Dziś był dzień pizzy - mój ulubiony dzień <3, który mamy w domu średnio 2 razy w miesiącu :). Zawsze pizza jest robiona dla dwóch rodzajów pożeraczy: mięsożerców i roślinowcinaczy. Ciasto na pizzę robię zawsze "na oko" ale postaram się podać Wam odpowiednie proporcje. Niech Was nie przeraża ilość składników, na zrobienie całej pizzy od początku do końca wystarczy godzina z małym haczykiem ;)
Składniki:
1/2 kg mąki
1/3 kostki drożdży
1 szklanka ciepłej wody (nie może być gorąca, bo drożdże się sparzą i nie urosną)
1 łyżeczka cukru
odrobina soli
1 kartonik przecieru pomidorowego (np.
http://wygodny-market.pl/upload/images/products/big/PRIMO_GUSTO_Tomatera_przecier_pomidorowy_500g1763.jpg)
2-3 ząbki czosnku
oregano (świeże lub suszone)
sól, pieprz
1 kubek kwaśnej śmietany 18% lub jogurtu greckiego
2 ząbki czosnku
sól, pieprz, gałka muszkatołowa
- Dodatki (na tej konkretnej):
1 kostka żółtego sera (ok. 300 g)
pomidorki koktajlowe
1/2 cebuli
2 kiełbasy śląskie
3 brykiety mrożonych liści szpinaku
1 ząbek czosnku
1 mała papryka
pół puszki kukurydzy (albo jedna mała puszeczka)

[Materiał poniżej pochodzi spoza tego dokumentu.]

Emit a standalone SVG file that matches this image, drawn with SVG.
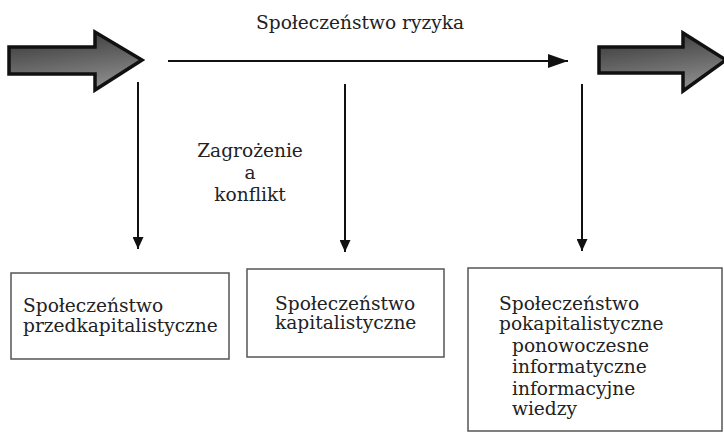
<svg xmlns="http://www.w3.org/2000/svg" width="724" height="434" viewBox="0 0 724 434">
<style>
text{font-family:"DejaVu Serif","Liberation Serif",serif;font-size:18.6px;fill:#222}
.box{fill:#fff;stroke:#555;stroke-width:1.5}
.ln{stroke:#111;stroke-width:2;fill:none}
.big{stroke:#111;stroke-width:3.5;stroke-linejoin:miter;fill:url(#g)}
</style>
<defs>
<linearGradient id="g" x1="0" y1="0" x2="0.3" y2="1">
<stop offset="0" stop-color="#333"/>
<stop offset="1" stop-color="#888"/>
</linearGradient>
<marker id="ah" viewBox="0 0 12 11" refX="12" refY="5.5" markerWidth="6" markerHeight="5.5" markerUnits="strokeWidth" orient="auto">
<path d="M0,0 L12,5.5 L0,11 z" fill="#111"/>
</marker>
<marker id="ahl" viewBox="0 0 20 14" refX="20" refY="7" markerWidth="10" markerHeight="7" markerUnits="strokeWidth" orient="auto">
<path d="M0,0 L20,7 L0,14 z" fill="#111"/>
</marker>
</defs>
<g id="arrow-left"><path class="big" d="M9,47 L95,47 L95,32 L142,60 L95,90 L95,74 L9,74 Z"/></g>
<g id="arrow-right"><path class="big" d="M599,47 L683,47 L683,33 L726,60 L683,91 L683,73 L599,73 Z"/></g>
<g id="title"><text x="256" y="29">Społeczeństwo ryzyka</text></g>
<g id="label-threat"><text text-anchor="middle" x="250" y="157">Zagrożenie</text><text text-anchor="middle" x="250" y="179">a</text><text text-anchor="middle" x="250" y="201">konflikt</text></g>
<g id="connectors">
<line class="ln" x1="168" y1="61" x2="568" y2="61" marker-end="url(#ahl)"/>
<line class="ln" x1="138" y1="82" x2="138" y2="249" marker-end="url(#ah)"/>
<line class="ln" x1="345" y1="84" x2="345" y2="252" marker-end="url(#ah)"/>
<line class="ln" x1="582" y1="84" x2="582" y2="251" marker-end="url(#ah)"/>
</g>
<g id="box1"><rect class="box" x="11" y="273" width="218" height="86"/><text x="23" y="312">Społeczeństwo</text><text x="23" y="332">przedkapitalistyczne</text></g>
<g id="box2"><rect class="box" x="247" y="269" width="197" height="88"/><text x="275" y="310">Społeczeństwo</text><text x="275" y="329">kapitalistyczne</text></g>
<g id="box3"><rect class="box" x="468" y="268" width="254" height="163"/><text x="499" y="310">Społeczeństwo</text><text x="499" y="330">pokapitalistyczne</text><text x="512" y="352">ponowoczesne</text><text x="512" y="373">informatyczne</text><text x="512" y="395">informacyjne</text><text x="512" y="415">wiedzy</text></g>
</svg>
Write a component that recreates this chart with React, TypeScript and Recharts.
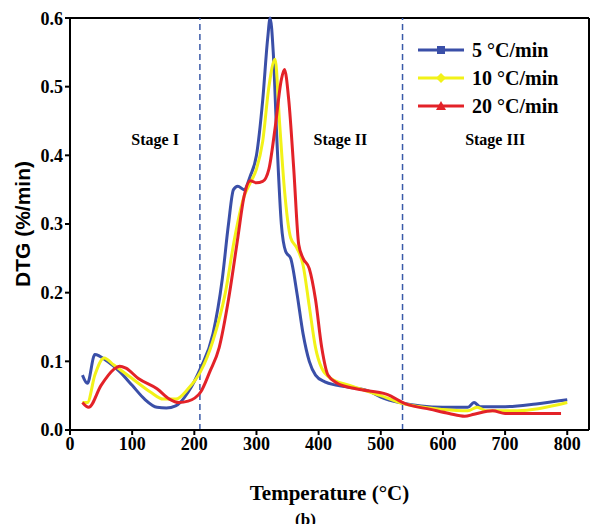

czas pieczenia: ok 20 minut temperatura: 250 stopni
Przygotowanie:
Mąkę przesiewamy przez sito do dużej miski i dodajemy odrobinę soli (ok. pół łyżeczki).
W szklance ciepłej wody z łyżeczką cukru rozpuszczamy drożdże, dokładnie mieszamy i dodajemy do miski z mąką.
Mieszamy wszystkie składniki, żeby się połączyły (ja robię to widelcem).
Na wysypany mąką blat wykładamy masę z miski i wyrabiamy do momentu aż ciasto stanie się gładkie i sprężyste. Pamiętajcie, że nie może kleić się do dłoni!
Z ciasta formujemy kulę, oprószamy je mąką i wkładamy do miski lub zostawiamy na posypanym mąką blacie do wyrośnięcia.
Jeśli w Waszej kuchni jest ciepło (radzę włączyć piekarnik, żeby nagrzał się porządnie) to na wyrastanie ciasta wystarczy 25-30 minut.
Gdy ciasto wyrośnie ugniatamy je jeszcze raz, wałkujemy i układamy na blaszce wyłożonej papierem do pieczenia lub oprószonej mąką.
W czasie gdy ciasto będzie rosło możemy zająć się całą resztą.
Ser ścieramy na dużych oczkach tarki.
Rozmrożony szpinak należy odsączyć z nadmiaru wody (można lekko posolić).
Paprykę kroimy w paski.
Kiełbasę kroimy w plasterki i krótko obsmażamy na patelni, później dodajemy pokrojoną w pióra cebulę. Gdy cebula i kiełbasa się przyrumienią odstawiamy je do ostygnięcia.
Pomidorki koktajlowe przekrawamy na pół.
Możemy teraz zabrać się za sosy.
Przecier pomidorowy wlewamy do miski, doprawiamy go pieprzem i odrobiną soli oraz oregano. Ścieramy do niego 2-3 ząbki czosnku i wszystko dokładnie mieszamy. Gotowe!
Sos czosnkowy jest tak samo prosty, ale dobrze jest go przygotować zanim zaczniemy robienie ciasta (jest lepszy gdy się przegryzie). Śmietanę lub jogurt wlewamy do miski, dodajemy starty czosnek, odrobinę gałki muszkatołowej, soli i pieprzu. Dokładnie mieszamy. Do sosu można dodać również łyżkę majonezu, ale akurat nie miałam go w domu. Sos odstawiamy do lodówki żeby się przegryzł.
Gdy ciasto znajduje się już na blaszce nakładamy na nie sos pomidorowy (warstwa nie musi być gruba).
Posypujemy startym serem i układamy nasze składniki.
Pizzę wkładamy na ok. 20 minut do piekarnika nagrzanego do 250 stopni (grzanie góra dół, środkowa półka). Gdy ser się roztopi, ciasto przyrumieni a spód będzie twardy (najlepiej sprawdzić to podnosząc ciasto łopatką) nasza pizza jest gotowa do jedzenia.